Batavia Collective – BTVC (EP)
Album ini berhasil menyelamatkan saya dari stigma kalau musik jazz itu akan selalu kolot, serius, dan pretensius. Melalui BTVC, Batavia Collective berhasil membuktikan kalau musik tersebut ternyata bisa dibalut dan terdengar lebih kekinian, ringan, dan menyenangkan. Fakta bahwa proyek musik ini diinisiasi oleh musisi jazz veteran dan seorang produser potensial seharusnya sudah cukup jadi alasan kuat kenapa kamu akan sangat menyesal jika tak mengetahui eksistensi mereka.
Dari sisi musik, sebagai sebuah album instrumental, BTVC berhasil menyampaikan narasinya dengan baik, yaitu menggambarkan bagaimana hectic-nya kehidupan urban yang dijalani para warganya.
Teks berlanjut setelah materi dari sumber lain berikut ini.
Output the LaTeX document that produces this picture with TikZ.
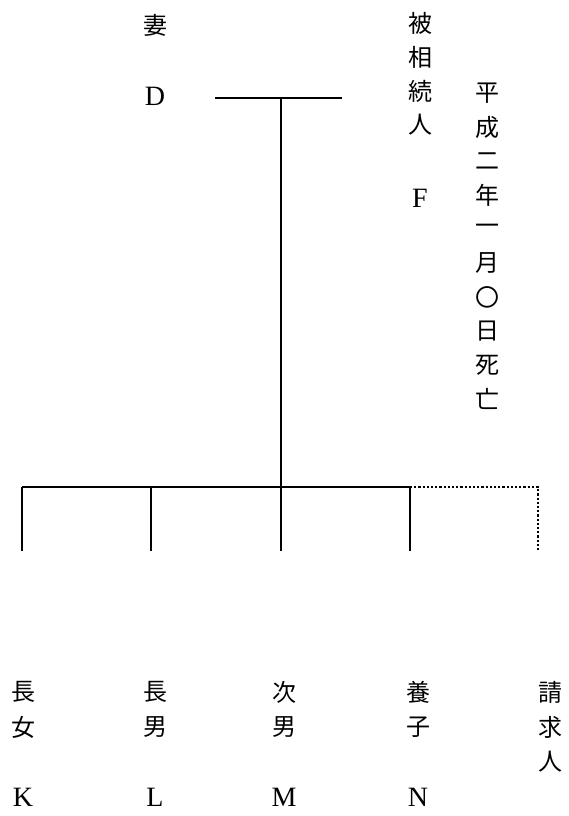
\documentclass[tikz,border=0pt]{standalone}
\usepackage{fontspec}
\setmainfont{Liberation Serif}
\newfontfamily\cjk{Noto Sans CJK JP}
\begin{document}
\begin{tikzpicture}[x=1pt,y=-1pt,
  kanji/.style={font=\cjk\fontsize{24}{28}\selectfont,inner sep=0pt,anchor=center},
  latin/.style={font=\fontsize{28}{32}\selectfont,inner sep=0pt,anchor=center},
  solidline/.style={line width=1.6pt},
  dotline/.style={line width=2pt,dash pattern=on 2.2pt off 2pt}]
\useasboundingbox[fill=white] (0,0) rectangle (568,816);
% spouse
\node[kanji] (tsuma) at (155,25) {妻};
\node[latin] (D) at (155,96) {D};
% deceased
\foreach \c [count=\i from 0] in {被,相,続,人}
  \node[kanji] (hi\i) at (420,23+34*\i) {\c};
\node[latin] (F) at (420,198) {F};
% date of death
\foreach \c [count=\i from 0] in {平,成,二,年,一,月,〇,日,死,亡}
  \node[kanji] (dt\i) at (487,93+34*\i) {\c};
% marriage line and descent
\coordinate (mL) at (215,98);
\coordinate (mR) at (342,98);
\coordinate (mC) at (281,98);
\coordinate (bC) at (281,487);
\coordinate (b1) at (22,487);
\coordinate (b2) at (151,487);
\coordinate (b4) at (410,487);
\coordinate (b5) at (538,487);
\coordinate (e1) at (22,551);
\coordinate (e2) at (151,551);
\coordinate (e3) at (281,551);
\coordinate (e4) at (410,551);
\coordinate (e5) at (538,551);
\draw[solidline] (mL) -- (mR);
\draw[solidline] (mC) -- (bC);
\draw[solidline] (b1) -- (b4);
\draw[solidline] (b1) -- (e1);
\draw[solidline] (b2) -- (e2);
\draw[solidline] (bC) -- (e3);
\draw[solidline] (b4) -- (e4);
\draw[dotline] (b4) -- (b5) -- (e5);
% children
\node[kanji] (c1a) at (23,692) {長};
\node[kanji] (c1b) at (23,727) {女};
\node[latin] (K) at (23,797) {K};
\node[kanji] (c2a) at (155,692) {長};
\node[kanji] (c2b) at (155,727) {男};
\node[latin] (L) at (155,797) {L};
\node[kanji] (c3a) at (284,692) {次};
\node[kanji] (c3b) at (284,727) {男};
\node[latin] (M) at (284,797) {M};
\node[kanji] (c4a) at (418,692) {養};
\node[kanji] (c4b) at (418,727) {子};
\node[latin] (N) at (418,797) {N};
\node[kanji] (c5a) at (550,692) {請};
\node[kanji] (c5b) at (550,727) {求};
\node[kanji] (c5c) at (550,762) {人};
\end{tikzpicture}
\end{document}
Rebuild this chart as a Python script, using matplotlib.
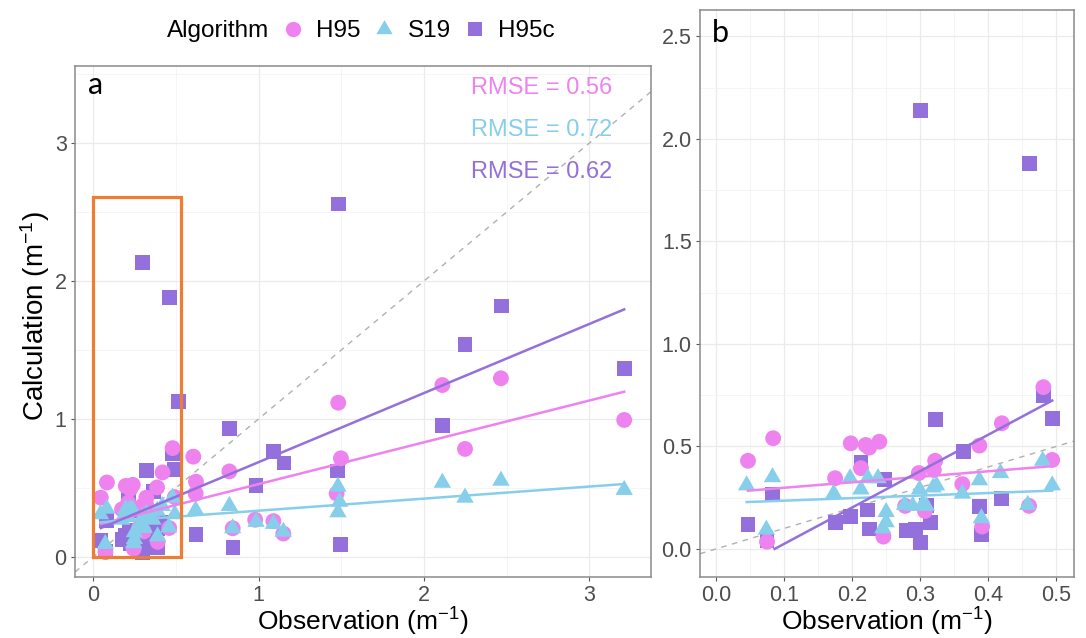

Sebuah hal yang sebenarnya cukup sulit dilakukan, bahkan untuk para musisi yang bercerita melalui lirik. Tapi Batavia Collective berhasil melakukannya.
Woes – Temporal Dimension (Album)
Bukan rahasia lagi kalau saya selalu mendambakan kehadiran band math-pop di ranah lokal. Sebuah racikan musik math yang dikemas dengan lebih nge-pop dan mudah dicerna. Sayangnya, keinginan tersebut tak kunjung terpenuhi bahkan sampai saat ini. Sehingga kehadiran debut album dari Woes ini berhasil menjadi pelipur lara yang mujarab, meskipun sebenarnya berasal dari negara tetangga. Karena tak bisa dipungkiri musik math pada spektrum ini cukup jarang diadaptasi.
Melalui apa yang tersaji pada Temporal Dimension, penantian puasa karya Woes selama kurang lebih tiga tahun terasa sangat rewarding. Suguhan aransemen guitar-driven yang teknikal, drum dengan berbagai ketukan patah, juga senandung vokal manis di atasnya mengingatkan saya pada formula band-band math Britania Raya di era 2000an. Salah satu hal yang menjadi highlight dari rilisan ini adalah bagaimana sang vokalis menyanyikan penggalan lirik bernada misuh seperti, ‘you were such a f*cking prick,’ dengan pembawaan yang menggemaskan.
Origami Angel – The Brightest Days (Album)
Menurut saya, tak bisa dipungkiri bahwa Origami Angel merupakan salah satu unit emo paling inovatif yang aktif pada beberapa tahun terakhir. Mereka bisa secara seenaknya mengeksplorasi beragam genre, and still sounds good and proper. Walaupun belum seekstrem King Gizzard & the Lizard Wizard yang bisa berganti genre di tiap rilisan, tapi sebenarnya mereka berpotensi untuk melakukan hal serupa kalau memang mau.
Setelah puas mengeksplorasi elemen akustik pada re:turn dan hardcore pada Depart yang dirilis pada tahun 2022 silam, kini Origami Angel bereksperimen dengan elemen lain. Salah satunya adalah elemen doo-wop yang terdengar pada beberapa treknya. Sembari tetap mempertahankan formula dasarnya sebagai sebuah band hibrida antara pop-punk dan emo, juga tetap mengaplikasikan formula lain hasil eksperimen sebelumnya. Oh, dan jangan lupakan juga kalau Origami Angel ini (hanya) berformat duo, baik dalam format live ataupun rekaman. Membuat saya lebih mengapresiasi ragam eksplorasi yang telah mereka lakukan hingga saat ini.
funeruuu – There’s a fallen tree in Juanda (Album)
Jika tahun 2023 dirasa terlalu menyenangkan untukmu, maka There’s a fallen tree in Juanda sangat cocok untuk kamu cicipi karena memiliki asupan musik depresif dengan dosis kentara. Kamu akan diajak menyelami pikiran seorang remaja tanggung yang sedang mengalami kekalutan maksimal, lengkap dengan berbagai perintilannya.
Dibalut dengan permainan eksplorasi bunyi seenaknya pada keseluruhan trek membuat nuansa chaotic dan tak beraturan semakin jelas terasa. Bagi kamu yang telah merindukan karya BAPAK. yang entah kapan akan rilis lagi, album ini bisa jadi alternatif yang menarik untuk didengarkan. Karena kurang lebih berada pada spektrum musik yang sama. Sedikit trigger warning bagi kamu yang memiliki kondisi tertentu untuk mempersiapkan diri lebih dulu agar tidak terjadi hal-hal.
Selamat menikmati semua rekomendasi rilisan 2023 dari kami ini! Semoga rilisan musik di tahun 2024 semakin seru!